═══ MATERIAL PROVIDED
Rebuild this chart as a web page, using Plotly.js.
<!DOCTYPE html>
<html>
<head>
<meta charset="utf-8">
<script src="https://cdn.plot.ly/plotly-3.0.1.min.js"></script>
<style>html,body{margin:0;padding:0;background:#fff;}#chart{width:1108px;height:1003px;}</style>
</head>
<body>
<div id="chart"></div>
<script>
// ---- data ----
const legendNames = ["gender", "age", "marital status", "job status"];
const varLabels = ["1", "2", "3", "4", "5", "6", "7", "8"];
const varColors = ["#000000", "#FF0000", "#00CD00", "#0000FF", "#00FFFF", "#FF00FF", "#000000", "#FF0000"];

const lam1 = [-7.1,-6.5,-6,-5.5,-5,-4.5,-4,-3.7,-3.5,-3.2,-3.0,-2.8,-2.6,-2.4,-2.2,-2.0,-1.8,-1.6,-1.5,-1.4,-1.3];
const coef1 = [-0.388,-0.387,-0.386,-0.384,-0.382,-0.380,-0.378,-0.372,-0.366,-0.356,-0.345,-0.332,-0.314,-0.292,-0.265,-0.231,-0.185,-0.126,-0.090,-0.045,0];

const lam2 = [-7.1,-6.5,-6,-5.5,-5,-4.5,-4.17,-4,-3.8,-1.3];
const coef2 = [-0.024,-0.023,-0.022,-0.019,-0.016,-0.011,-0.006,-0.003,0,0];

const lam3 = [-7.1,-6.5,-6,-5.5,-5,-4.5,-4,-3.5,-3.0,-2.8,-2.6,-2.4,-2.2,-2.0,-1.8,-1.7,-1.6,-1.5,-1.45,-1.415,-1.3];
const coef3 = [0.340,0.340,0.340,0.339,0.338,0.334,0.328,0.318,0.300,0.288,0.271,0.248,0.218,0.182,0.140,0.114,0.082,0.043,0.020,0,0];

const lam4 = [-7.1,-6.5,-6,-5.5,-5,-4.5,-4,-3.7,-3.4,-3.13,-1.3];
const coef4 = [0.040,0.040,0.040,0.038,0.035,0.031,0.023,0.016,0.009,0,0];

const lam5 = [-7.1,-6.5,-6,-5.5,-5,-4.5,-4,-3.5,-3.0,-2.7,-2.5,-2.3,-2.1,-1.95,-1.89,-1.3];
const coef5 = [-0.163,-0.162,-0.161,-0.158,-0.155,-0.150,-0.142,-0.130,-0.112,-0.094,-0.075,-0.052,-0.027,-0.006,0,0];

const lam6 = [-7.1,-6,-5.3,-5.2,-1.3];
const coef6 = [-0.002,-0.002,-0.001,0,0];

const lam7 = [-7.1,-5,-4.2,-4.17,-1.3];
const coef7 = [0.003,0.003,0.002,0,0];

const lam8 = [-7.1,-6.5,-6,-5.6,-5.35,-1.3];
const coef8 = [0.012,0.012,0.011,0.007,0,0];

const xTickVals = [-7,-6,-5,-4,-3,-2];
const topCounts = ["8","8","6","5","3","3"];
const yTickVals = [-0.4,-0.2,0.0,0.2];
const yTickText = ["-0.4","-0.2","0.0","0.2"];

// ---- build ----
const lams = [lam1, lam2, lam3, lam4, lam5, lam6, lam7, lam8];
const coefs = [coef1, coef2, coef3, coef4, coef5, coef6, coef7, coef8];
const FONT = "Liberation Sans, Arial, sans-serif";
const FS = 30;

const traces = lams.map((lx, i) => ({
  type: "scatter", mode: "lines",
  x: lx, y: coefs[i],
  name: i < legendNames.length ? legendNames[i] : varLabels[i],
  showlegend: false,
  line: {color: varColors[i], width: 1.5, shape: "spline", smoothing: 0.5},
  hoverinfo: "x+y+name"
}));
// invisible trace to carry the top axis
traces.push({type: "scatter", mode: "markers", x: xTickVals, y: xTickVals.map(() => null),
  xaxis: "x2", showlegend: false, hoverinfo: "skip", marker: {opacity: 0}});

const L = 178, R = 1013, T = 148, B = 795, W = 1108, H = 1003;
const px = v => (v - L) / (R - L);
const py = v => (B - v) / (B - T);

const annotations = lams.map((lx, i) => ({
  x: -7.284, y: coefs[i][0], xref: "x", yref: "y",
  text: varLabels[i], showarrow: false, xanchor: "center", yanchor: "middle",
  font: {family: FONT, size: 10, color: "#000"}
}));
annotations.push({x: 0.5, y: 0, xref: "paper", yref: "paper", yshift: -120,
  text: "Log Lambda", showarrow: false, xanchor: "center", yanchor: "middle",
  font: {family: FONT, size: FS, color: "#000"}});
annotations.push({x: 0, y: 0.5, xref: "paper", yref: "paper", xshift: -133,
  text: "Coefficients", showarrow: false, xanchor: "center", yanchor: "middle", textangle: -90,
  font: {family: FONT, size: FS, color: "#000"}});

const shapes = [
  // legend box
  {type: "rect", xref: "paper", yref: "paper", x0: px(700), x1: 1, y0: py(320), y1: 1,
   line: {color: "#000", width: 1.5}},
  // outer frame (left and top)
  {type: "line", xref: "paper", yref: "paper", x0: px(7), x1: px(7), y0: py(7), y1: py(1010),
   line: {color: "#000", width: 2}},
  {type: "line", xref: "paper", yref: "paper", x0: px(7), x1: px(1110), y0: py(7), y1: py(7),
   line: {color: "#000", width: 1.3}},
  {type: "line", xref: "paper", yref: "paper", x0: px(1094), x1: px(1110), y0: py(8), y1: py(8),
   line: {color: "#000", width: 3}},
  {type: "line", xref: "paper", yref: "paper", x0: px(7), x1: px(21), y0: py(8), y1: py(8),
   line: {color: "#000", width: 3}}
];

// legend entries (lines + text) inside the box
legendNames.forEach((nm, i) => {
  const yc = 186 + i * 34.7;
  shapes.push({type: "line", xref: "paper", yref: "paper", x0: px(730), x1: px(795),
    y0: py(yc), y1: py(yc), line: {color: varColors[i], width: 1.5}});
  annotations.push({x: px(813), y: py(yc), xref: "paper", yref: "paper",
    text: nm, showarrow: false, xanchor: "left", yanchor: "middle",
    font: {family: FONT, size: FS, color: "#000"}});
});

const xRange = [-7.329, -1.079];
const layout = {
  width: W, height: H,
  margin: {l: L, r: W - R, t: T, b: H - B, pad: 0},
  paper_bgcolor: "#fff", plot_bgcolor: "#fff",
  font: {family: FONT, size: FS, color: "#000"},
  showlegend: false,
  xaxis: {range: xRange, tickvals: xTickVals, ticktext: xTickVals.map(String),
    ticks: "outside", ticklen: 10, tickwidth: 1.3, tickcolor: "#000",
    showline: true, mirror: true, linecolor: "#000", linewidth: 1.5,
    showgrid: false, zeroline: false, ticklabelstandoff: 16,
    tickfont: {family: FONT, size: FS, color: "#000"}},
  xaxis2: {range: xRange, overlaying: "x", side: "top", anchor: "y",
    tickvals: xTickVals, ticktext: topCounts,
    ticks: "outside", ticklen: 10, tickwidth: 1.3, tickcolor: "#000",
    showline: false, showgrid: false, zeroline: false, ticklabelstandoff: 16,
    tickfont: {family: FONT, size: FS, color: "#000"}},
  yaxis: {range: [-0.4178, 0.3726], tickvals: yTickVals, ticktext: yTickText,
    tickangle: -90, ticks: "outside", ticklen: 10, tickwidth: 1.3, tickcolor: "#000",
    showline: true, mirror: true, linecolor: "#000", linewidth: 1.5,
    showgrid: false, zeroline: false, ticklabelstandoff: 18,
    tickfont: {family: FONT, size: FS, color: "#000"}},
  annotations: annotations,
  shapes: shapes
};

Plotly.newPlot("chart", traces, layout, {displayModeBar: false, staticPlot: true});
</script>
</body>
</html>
══════
**EXERCISE REQUIREMENTS**. Repeat the listing above without any change.

**RESULT OF THE EXERCISE**.
Rebuild this chart as a web page, using Plotly.js.
<!DOCTYPE html>
<html>
<head>
<meta charset="utf-8">
<script src="https://cdn.plot.ly/plotly-3.0.1.min.js"></script>
<style>html,body{margin:0;padding:0;background:#fff;}#chart{width:1108px;height:1003px;}</style>
</head>
<body>
<div id="chart"></div>
<script>
// ---- data ----
const legendNames = ["gender", "age", "marital status", "job status"];
const varLabels = ["1", "2", "3", "4", "5", "6", "7", "8"];
const varColors = ["#000000", "#FF0000", "#00CD00", "#0000FF", "#00FFFF", "#FF00FF", "#000000", "#FF0000"];

const lam1 = [-7.1,-6.5,-6,-5.5,-5,-4.5,-4,-3.7,-3.5,-3.2,-3.0,-2.8,-2.6,-2.4,-2.2,-2.0,-1.8,-1.6,-1.5,-1.4,-1.3];
const coef1 = [-0.388,-0.387,-0.386,-0.384,-0.382,-0.380,-0.378,-0.372,-0.366,-0.356,-0.345,-0.332,-0.314,-0.292,-0.265,-0.231,-0.185,-0.126,-0.090,-0.045,0];

const lam2 = [-7.1,-6.5,-6,-5.5,-5,-4.5,-4.17,-4,-3.8,-1.3];
const coef2 = [-0.024,-0.023,-0.022,-0.019,-0.016,-0.011,-0.006,-0.003,0,0];

const lam3 = [-7.1,-6.5,-6,-5.5,-5,-4.5,-4,-3.5,-3.0,-2.8,-2.6,-2.4,-2.2,-2.0,-1.8,-1.7,-1.6,-1.5,-1.45,-1.415,-1.3];
const coef3 = [0.340,0.340,0.340,0.339,0.338,0.334,0.328,0.318,0.300,0.288,0.271,0.248,0.218,0.182,0.140,0.114,0.082,0.043,0.020,0,0];

const lam4 = [-7.1,-6.5,-6,-5.5,-5,-4.5,-4,-3.7,-3.4,-3.13,-1.3];
const coef4 = [0.040,0.040,0.040,0.038,0.035,0.031,0.023,0.016,0.009,0,0];

const lam5 = [-7.1,-6.5,-6,-5.5,-5,-4.5,-4,-3.5,-3.0,-2.7,-2.5,-2.3,-2.1,-1.95,-1.89,-1.3];
const coef5 = [-0.163,-0.162,-0.161,-0.158,-0.155,-0.150,-0.142,-0.130,-0.112,-0.094,-0.075,-0.052,-0.027,-0.006,0,0];

const lam6 = [-7.1,-6,-5.3,-5.2,-1.3];
const coef6 = [-0.002,-0.002,-0.001,0,0];

const lam7 = [-7.1,-5,-4.2,-4.17,-1.3];
const coef7 = [0.003,0.003,0.002,0,0];

const lam8 = [-7.1,-6.5,-6,-5.6,-5.35,-1.3];
const coef8 = [0.012,0.012,0.011,0.007,0,0];

const xTickVals = [-7,-6,-5,-4,-3,-2];
const topCounts = ["8","8","6","5","3","3"];
const yTickVals = [-0.4,-0.2,0.0,0.2];
const yTickText = ["-0.4","-0.2","0.0","0.2"];

// ---- build ----
const lams = [lam1, lam2, lam3, lam4, lam5, lam6, lam7, lam8];
const coefs = [coef1, coef2, coef3, coef4, coef5, coef6, coef7, coef8];
const FONT = "Liberation Sans, Arial, sans-serif";
const FS = 30;

const traces = lams.map((lx, i) => ({
  type: "scatter", mode: "lines",
  x: lx, y: coefs[i],
  name: i < legendNames.length ? legendNames[i] : varLabels[i],
  showlegend: false,
  line: {color: varColors[i], width: 1.5, shape: "spline", smoothing: 0.5},
  hoverinfo: "x+y+name"
}));
// invisible trace to carry the top axis
traces.push({type: "scatter", mode: "markers", x: xTickVals, y: xTickVals.map(() => null),
  xaxis: "x2", showlegend: false, hoverinfo: "skip", marker: {opacity: 0}});

const L = 178, R = 1013, T = 148, B = 795, W = 1108, H = 1003;
const px = v => (v - L) / (R - L);
const py = v => (B - v) / (B - T);

const annotations = lams.map((lx, i) => ({
  x: -7.284, y: coefs[i][0], xref: "x", yref: "y",
  text: varLabels[i], showarrow: false, xanchor: "center", yanchor: "middle",
  font: {family: FONT, size: 10, color: "#000"}
}));
annotations.push({x: 0.5, y: 0, xref: "paper", yref: "paper", yshift: -120,
  text: "Log Lambda", showarrow: false, xanchor: "center", yanchor: "middle",
  font: {family: FONT, size: FS, color: "#000"}});
annotations.push({x: 0, y: 0.5, xref: "paper", yref: "paper", xshift: -133,
  text: "Coefficients", showarrow: false, xanchor: "center", yanchor: "middle", textangle: -90,
  font: {family: FONT, size: FS, color: "#000"}});

const shapes = [
  // legend box
  {type: "rect", xref: "paper", yref: "paper", x0: px(700), x1: 1, y0: py(320), y1: 1,
   line: {color: "#000", width: 1.5}},
  // outer frame (left and top)
  {type: "line", xref: "paper", yref: "paper", x0: px(7), x1: px(7), y0: py(7), y1: py(1010),
   line: {color: "#000", width: 2}},
  {type: "line", xref: "paper", yref: "paper", x0: px(7), x1: px(1110), y0: py(7), y1: py(7),
   line: {color: "#000", width: 1.3}},
  {type: "line", xref: "paper", yref: "paper", x0: px(1094), x1: px(1110), y0: py(8), y1: py(8),
   line: {color: "#000", width: 3}},
  {type: "line", xref: "paper", yref: "paper", x0: px(7), x1: px(21), y0: py(8), y1: py(8),
   line: {color: "#000", width: 3}}
];

// legend entries (lines + text) inside the box
legendNames.forEach((nm, i) => {
  const yc = 186 + i * 34.7;
  shapes.push({type: "line", xref: "paper", yref: "paper", x0: px(730), x1: px(795),
    y0: py(yc), y1: py(yc), line: {color: varColors[i], width: 1.5}});
  annotations.push({x: px(813), y: py(yc), xref: "paper", yref: "paper",
    text: nm, showarrow: false, xanchor: "left", yanchor: "middle",
    font: {family: FONT, size: FS, color: "#000"}});
});

const xRange = [-7.329, -1.079];
const layout = {
  width: W, height: H,
  margin: {l: L, r: W - R, t: T, b: H - B, pad: 0},
  paper_bgcolor: "#fff", plot_bgcolor: "#fff",
  font: {family: FONT, size: FS, color: "#000"},
  showlegend: false,
  xaxis: {range: xRange, tickvals: xTickVals, ticktext: xTickVals.map(String),
    ticks: "outside", ticklen: 10, tickwidth: 1.3, tickcolor: "#000",
    showline: true, mirror: true, linecolor: "#000", linewidth: 1.5,
    showgrid: false, zeroline: false, ticklabelstandoff: 16,
    tickfont: {family: FONT, size: FS, color: "#000"}},
  xaxis2: {range: xRange, overlaying: "x", side: "top", anchor: "y",
    tickvals: xTickVals, ticktext: topCounts,
    ticks: "outside", ticklen: 10, tickwidth: 1.3, tickcolor: "#000",
    showline: false, showgrid: false, zeroline: false, ticklabelstandoff: 16,
    tickfont: {family: FONT, size: FS, color: "#000"}},
  yaxis: {range: [-0.4178, 0.3726], tickvals: yTickVals, ticktext: yTickText,
    tickangle: -90, ticks: "outside", ticklen: 10, tickwidth: 1.3, tickcolor: "#000",
    showline: true, mirror: true, linecolor: "#000", linewidth: 1.5,
    showgrid: false, zeroline: false, ticklabelstandoff: 18,
    tickfont: {family: FONT, size: FS, color: "#000"}},
  annotations: annotations,
  shapes: shapes
};

Plotly.newPlot("chart", traces, layout, {displayModeBar: false, staticPlot: true});
</script>
</body>
</html>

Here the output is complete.